Goal: Without including the pictures, copy out every line below.

>> START Available data

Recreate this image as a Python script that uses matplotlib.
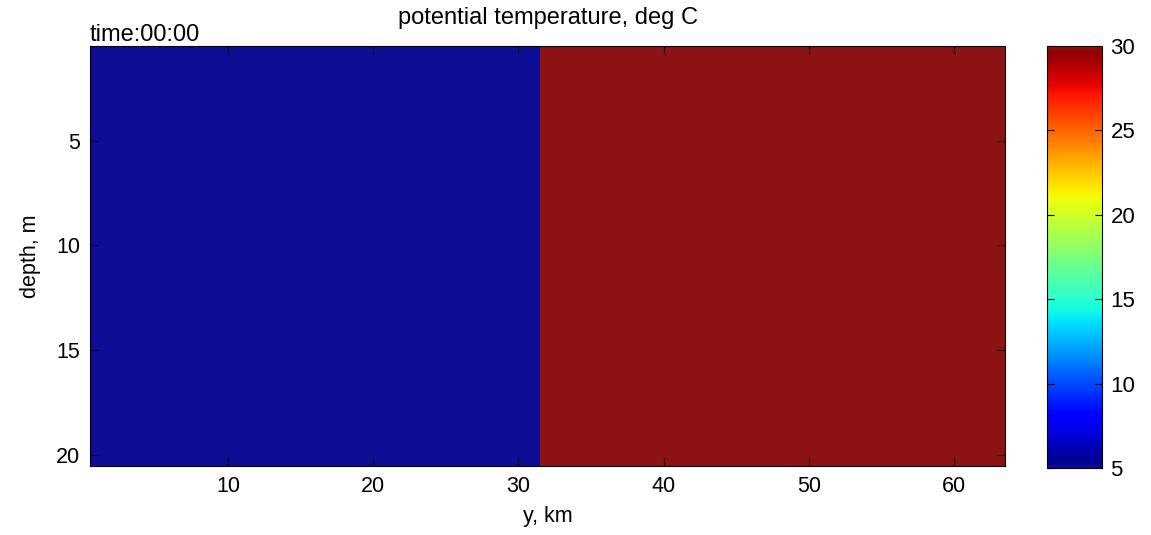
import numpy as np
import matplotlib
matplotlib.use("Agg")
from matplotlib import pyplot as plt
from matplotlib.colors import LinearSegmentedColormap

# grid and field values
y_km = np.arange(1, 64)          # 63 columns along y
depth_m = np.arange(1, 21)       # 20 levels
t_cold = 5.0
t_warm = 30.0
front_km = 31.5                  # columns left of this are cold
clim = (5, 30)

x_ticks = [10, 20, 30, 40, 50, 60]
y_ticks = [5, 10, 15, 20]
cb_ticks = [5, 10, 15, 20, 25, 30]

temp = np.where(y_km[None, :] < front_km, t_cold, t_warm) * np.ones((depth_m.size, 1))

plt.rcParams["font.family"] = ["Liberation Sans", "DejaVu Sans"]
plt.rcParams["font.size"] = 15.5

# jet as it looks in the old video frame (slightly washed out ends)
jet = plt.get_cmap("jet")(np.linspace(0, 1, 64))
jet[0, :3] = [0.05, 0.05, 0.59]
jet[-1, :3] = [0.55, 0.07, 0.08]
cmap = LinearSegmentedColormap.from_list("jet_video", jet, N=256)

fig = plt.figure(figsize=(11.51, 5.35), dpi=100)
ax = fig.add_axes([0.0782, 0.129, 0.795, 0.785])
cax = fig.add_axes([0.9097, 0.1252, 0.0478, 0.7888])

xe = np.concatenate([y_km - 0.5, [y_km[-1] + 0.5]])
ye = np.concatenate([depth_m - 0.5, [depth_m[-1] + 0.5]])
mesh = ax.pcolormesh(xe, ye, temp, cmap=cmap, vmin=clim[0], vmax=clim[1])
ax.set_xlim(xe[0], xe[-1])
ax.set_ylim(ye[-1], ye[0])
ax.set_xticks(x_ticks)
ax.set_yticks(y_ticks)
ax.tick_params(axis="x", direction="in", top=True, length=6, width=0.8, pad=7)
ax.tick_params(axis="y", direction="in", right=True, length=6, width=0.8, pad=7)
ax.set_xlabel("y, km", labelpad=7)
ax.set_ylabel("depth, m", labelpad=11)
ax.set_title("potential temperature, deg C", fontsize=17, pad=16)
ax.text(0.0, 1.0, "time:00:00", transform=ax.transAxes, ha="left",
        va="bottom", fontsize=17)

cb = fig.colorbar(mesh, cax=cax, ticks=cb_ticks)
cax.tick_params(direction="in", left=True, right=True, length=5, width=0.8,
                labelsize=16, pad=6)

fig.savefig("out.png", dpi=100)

>> END Available data

Solved exercise:
Recreate this image as a Python script that uses matplotlib.
import numpy as np
import matplotlib
matplotlib.use("Agg")
from matplotlib import pyplot as plt
from matplotlib.colors import LinearSegmentedColormap

# grid and field values
y_km = np.arange(1, 64)          # 63 columns along y
depth_m = np.arange(1, 21)       # 20 levels
t_cold = 5.0
t_warm = 30.0
front_km = 31.5                  # columns left of this are cold
clim = (5, 30)

x_ticks = [10, 20, 30, 40, 50, 60]
y_ticks = [5, 10, 15, 20]
cb_ticks = [5, 10, 15, 20, 25, 30]

temp = np.where(y_km[None, :] < front_km, t_cold, t_warm) * np.ones((depth_m.size, 1))

plt.rcParams["font.family"] = ["Liberation Sans", "DejaVu Sans"]
plt.rcParams["font.size"] = 15.5

# jet as it looks in the old video frame (slightly washed out ends)
jet = plt.get_cmap("jet")(np.linspace(0, 1, 64))
jet[0, :3] = [0.05, 0.05, 0.59]
jet[-1, :3] = [0.55, 0.07, 0.08]
cmap = LinearSegmentedColormap.from_list("jet_video", jet, N=256)

fig = plt.figure(figsize=(11.51, 5.35), dpi=100)
ax = fig.add_axes([0.0782, 0.129, 0.795, 0.785])
cax = fig.add_axes([0.9097, 0.1252, 0.0478, 0.7888])

xe = np.concatenate([y_km - 0.5, [y_km[-1] + 0.5]])
ye = np.concatenate([depth_m - 0.5, [depth_m[-1] + 0.5]])
mesh = ax.pcolormesh(xe, ye, temp, cmap=cmap, vmin=clim[0], vmax=clim[1])
ax.set_xlim(xe[0], xe[-1])
ax.set_ylim(ye[-1], ye[0])
ax.set_xticks(x_ticks)
ax.set_yticks(y_ticks)
ax.tick_params(axis="x", direction="in", top=True, length=6, width=0.8, pad=7)
ax.tick_params(axis="y", direction="in", right=True, length=6, width=0.8, pad=7)
ax.set_xlabel("y, km", labelpad=7)
ax.set_ylabel("depth, m", labelpad=11)
ax.set_title("potential temperature, deg C", fontsize=17, pad=16)
ax.text(0.0, 1.0, "time:00:00", transform=ax.transAxes, ha="left",
        va="bottom", fontsize=17)

cb = fig.colorbar(mesh, cax=cax, ticks=cb_ticks)
cax.tick_params(direction="in", left=True, right=True, length=5, width=0.8,
                labelsize=16, pad=6)

fig.savefig("out.png", dpi=100)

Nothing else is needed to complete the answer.